Era il 12 marzo scorso quando la polizia religiosa degli ayatollah ha fermato Khodayari allo stadio, avvolta in un lungo soprabito e con in testa una parrucca blu, per cercare di mimetizzarsi tra gli uomini. A tradirla è stata forse una sua foto sulle tribune inviata alla sorella. Quel giorno, la sua squadra sfidava gli emiratini dell'Al Ain nella Champions League asiatica. Qualcuno l'ha notata ed è stata fermata. Dopo aver trascorso tre notti nel carcere femminile di Gharchak Varamin a Teheran era stata rilasciata, ma le era stato sequestrato il cellulare. Quando è andata a farselo restituire, ha appreso dell'istruttoria a suo carico.
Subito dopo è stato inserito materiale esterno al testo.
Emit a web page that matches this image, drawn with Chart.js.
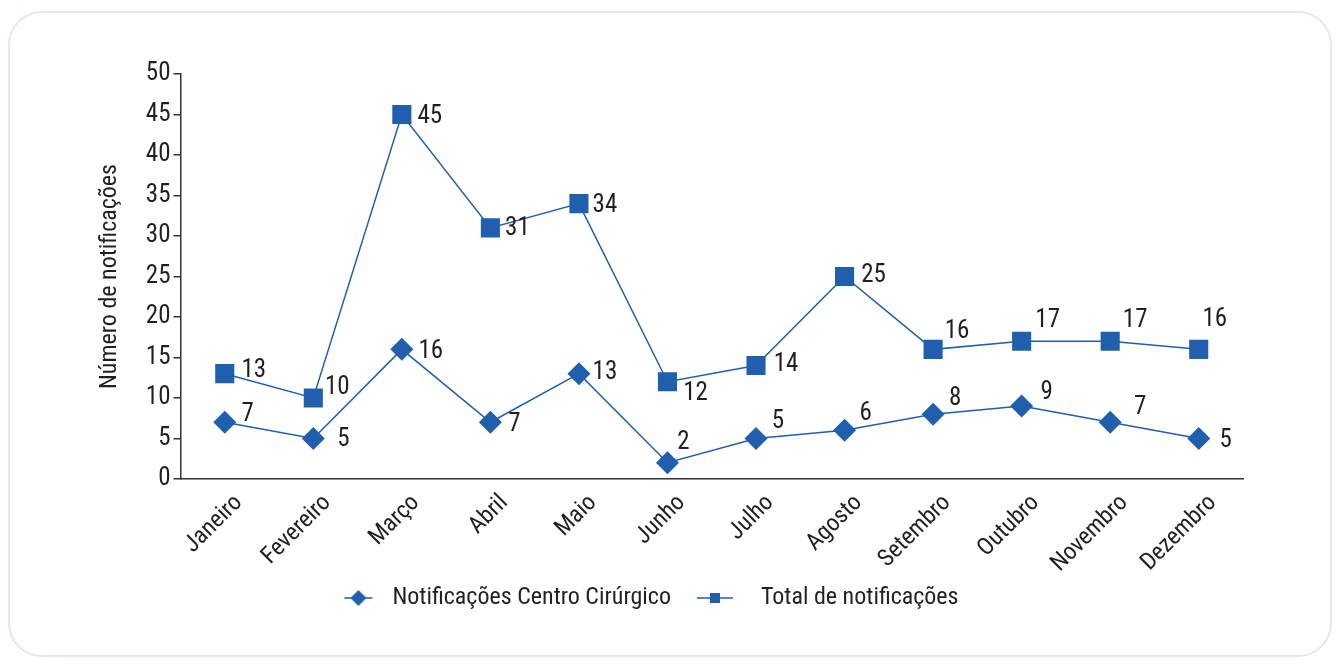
<!DOCTYPE html>
<html>
<head>
<meta charset="utf-8">
<script src="https://cdn.jsdelivr.net/npm/chart.js@4.4.0/dist/chart.umd.min.js"></script>
<style>
  html, body { margin: 0; padding: 0; background: #fff; }
  #card {
    position: absolute; left: 8px; top: 11px; width: 1324px; height: 646px;
    border: 2px solid #e2e6f5; border-radius: 34px; box-sizing: border-box;
  }
  #wrap { position: absolute; left: 0; top: 0; width: 1339px; height: 662px; }
</style>
</head>
<body>
<div id="card"></div>
<div id="wrap"><canvas id="notifChart" width="1339" height="662"></canvas></div>
<script>
const months = ["Janeiro", "Fevereiro", "Março", "Abril", "Maio", "Junho",
                "Julho", "Agosto", "Setembro", "Outubro", "Novembro", "Dezembro"];
const centroCirurgico = [7, 5, 16, 7, 13, 2, 5, 6, 8, 9, 7, 5];
const totalNotificacoes = [13, 10, 45, 31, 34, 12, 14, 25, 16, 17, 17, 16];
const seriesNames = ["Notificações Centro Cirúrgico", "Total de notificações"];
const yTitle = "Número de notificações";

// label placement relative to each point (dx, dy in px)
const centroLabelOffsets = [[23, -8], [30, 1], [29, 2], [24, 2], [26, -1], [16, -20],
                            [22, -17], [21, -17], [22, -15], [25, -13], [30, -15], [27, 2]];
const totalLabelOffsets = [[29, -3], [24, -10], [28, 2], [27, 1], [26, 2], [28, 12],
                           [30, -1], [29, -1], [24, -18], [26, -21], [25, -21], [16, -30]];

const blue = "#1f5fae";
const textColor = "#231f20";
const fontFamily = "'Liberation Sans Narrow', 'Roboto Condensed', 'DejaVu Sans Condensed', Roboto, sans-serif";

// legend markers: line with a diamond / square, drawn into small canvases
function legendMarker(style) {
    const c = document.createElement("canvas");
    c.width = 52; c.height = 20;
    const g = c.getContext("2d");
    g.strokeStyle = blue; g.lineWidth = 1.5;
    g.fillStyle = blue;
    g.beginPath();
    if (style === "diamond") {
        g.moveTo(16, 10); g.lineTo(44, 10); g.stroke();
        g.beginPath();
        g.moveTo(30, 2); g.lineTo(38, 10); g.lineTo(30, 18); g.lineTo(22, 10);
    } else {
        g.moveTo(0, 10); g.lineTo(36, 10); g.stroke();
        g.beginPath();
        g.rect(13, 5, 10, 10);
    }
    g.closePath(); g.fill();
    return c;
}

const valueLabels = {
    id: "valueLabels",
    afterLayout(chart) {
        // legend sits a bit left of centre and tucked under the month labels
        chart.legend.left -= 26;
        chart.legend.right -= 26;
        chart.legend.top -= 20;
        chart.legend.bottom -= 20;
    },
    afterDatasetsDraw(chart) {
        const ctx = chart.ctx;
        const offsets = [centroLabelOffsets, totalLabelOffsets];
        ctx.save();
        ctx.fillStyle = textColor;
        ctx.font = "25px " + fontFamily;
        ctx.textAlign = "center";
        ctx.textBaseline = "middle";
        chart.data.datasets.forEach((ds, i) => {
            chart.getDatasetMeta(i).data.forEach((pt, j) => {
                const [dx, dy] = offsets[i][j];
                ctx.fillText(String(ds.data[j]), pt.x + dx, pt.y + dy);
            });
        });
        ctx.restore();
    }
};

const ctx = document.getElementById("notifChart").getContext("2d");
const markers = [legendMarker("diamond"), legendMarker("square")];

new Chart(ctx, {
    type: "line",
    data: {
        labels: months,
        datasets: [{
            label: seriesNames[0],
            data: centroCirurgico,
            borderColor: blue,
            backgroundColor: blue,
            borderWidth: 1.5,
            pointStyle: "rectRot",
            pointRadius: 11.5,
            pointHoverRadius: 11.5,
            pointBorderWidth: 0,
            tension: 0
        }, {
            label: seriesNames[1],
            data: totalNotificacoes,
            borderColor: blue,
            backgroundColor: blue,
            borderWidth: 1.5,
            pointStyle: "rect",
            pointRadius: 13.5,
            pointHoverRadius: 13.5,
            pointBorderWidth: 0,
            tension: 0
        }]
    },
    options: {
        responsive: false,
        animation: false,
        devicePixelRatio: 1,
        layout: { padding: { top: 74, right: 96, left: 96, bottom: 22 } },
        plugins: {
            tooltip: { enabled: false },
            legend: {
                position: "bottom",
                labels: {
                    usePointStyle: true,
                    pointStyleWidth: 52,
                    padding: 26,
                    color: textColor,
                    font: { size: 24, family: fontFamily },
                    generateLabels(chart) {
                        return chart.data.datasets.map((ds, i) => ({
                            text: ds.label,
                            pointStyle: markers[i],
                            fillStyle: blue,
                            strokeStyle: blue,
                            lineWidth: 0,
                            fontColor: textColor,
                            datasetIndex: i
                        }));
                    }
                }
            }
        },
        scales: {
            x: {
                offset: true,
                grid: { display: false },
                border: { display: true, color: "#333", width: 1.5 },
                ticks: {
                    color: textColor,
                    maxRotation: 45,
                    minRotation: 45,
                    padding: 2,
                    labelOffset: 14,
                    font: { size: 24, family: fontFamily }
                }
            },
            y: {
                min: 0,
                max: 50,
                grid: { drawOnChartArea: false, drawTicks: true, tickLength: 7, color: "#333", lineWidth: 1.5 },
                border: { display: true, color: "#333", width: 1.5 },
                ticks: {
                    stepSize: 5,
                    color: textColor,
                    padding: 3,
                    font: { size: 25, family: fontFamily }
                },
                title: {
                    display: true,
                    text: yTitle,
                    color: textColor,
                    padding: { top: 0, bottom: 18 },
                    font: { size: 24, family: fontFamily }
                }
            }
        }
    },
    plugins: [valueLabels]
});
</script>
</body>
</html>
La magistratura iraniana precisa che una sentenza non era ancora stata emessa, mentre sull'onda delle polemiche la vicepresidente con delega alle Donne e alla Famiglia, Massoumeh Ebtekar, ha chiesto di aprire un'inchiesta sulla tragica fine della pasionaria. Intanto la Federazione internazionale gioco calcio, la Fifa, ha ripetutamente chiesto a Teheran passi avanti verso una liberalizzazione, ma le aperture sono state finora di facciata. Come agli ultimi Mondiali, quando alcune tifose hanno seguito la nazionale in trasferta in Russia, o lo scorso novembre per la finale della Champions asiatica, disputata dal Persepolis allo stadio di Teheran, dove sono potute entrare ma solo su invito e in un settore dedicato. Il mese prossimo, per le qualificazioni ai Mondiali contro la Cambogia, le donne potrebbero essere di nuovo ammesse. 

La polemica però infuria. E anche alcune star del calcio locale si sono schierate. L'ex giocatore del Bayern Monaco Ali Karimi - 127 partite con la nazionale - ha invitato i tifosi a boicottare gli stadi, mentre Andranik Teymourian, primo capitano cristiano dell' Iran, ha auspicato di vedere un giorno uno stadio a Teheran intitolato a Khodayari.